Blockbuster is a horribly over-used word for exhibitions but in this case entirely appropriate. A double retrospective, it covers the lifetime’s work of two hugely significant, closely linked photographic artists: the American octogenarian William Klein and septuagenarian Tokyo resident, Daido Moriyama.

On entering the Tate, we are greeted by four massive black-and-white Klein prints from the Fifties, depicting ordinary scenes from life in New York, Rome and Moscow. Marvellously detailed and emotionally expressive, they overlook the collection of small prints documenting the same cities and including Moscow sunbathers and New York kids lolling against a wall of posters. The graphics on those posters helped contribute to his incorporation of Japanese alphabet letters into the graphic designs woven into photographs over many years.

The exhibition’s 300 photographs, dozens of photo-books and magazines featuring work by both artists, installations and films, are dazzling and reveal continuous chronological changes. Klein’s early influence on Moriyama remains but redirected him into a unique identity.

Films were central to Klein’s work but his Fifties fashion shoots for American and French Vogue built his international name, a success achieved by breaking rules and taking models onto the streets and walking them among passers-by. Plaza de Spagna, Rome, 1960 positioned black- and-white outfits on a zebra crossing, an unforgettable image in fashion history.

Moriyama’s earliest productions featured in the avant garde political magazine Provoke, where a cover shows a dimly-lit naked girl smoking on her bed, a pointer to his future erotic reputation and the existential darkness pervading many projects. The recent series, Tights, shot close, converts the curvaceous legs and buttocks enveloped in fish-net into marvellous sculpted forms.

His recent pieces constructed from multiple gridded images resemble a storyboard for abstract Japanese films — and introduces colour.
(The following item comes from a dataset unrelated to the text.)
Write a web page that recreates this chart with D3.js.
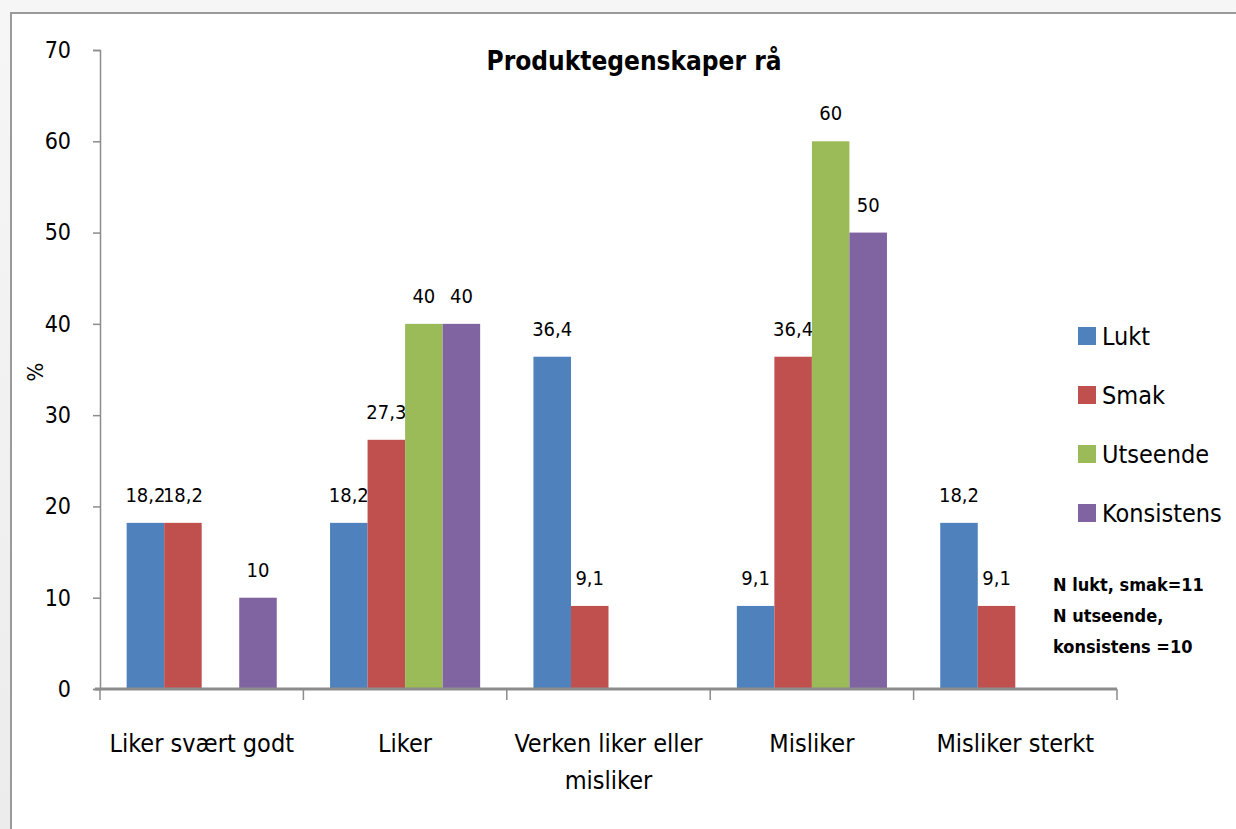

Both he and Klein made that move. Klein’s bright glossy paint radiates from a series of enlarged contact prints once used to mark a chosen picture and now transforming many past image. Smoke is a sensational triptych of portraits of a fashion model smoking, her face framed by thick strokes of gaudy gloss paint.

Leaving this dream-like exhibition embeds memories which don’t seem to close down.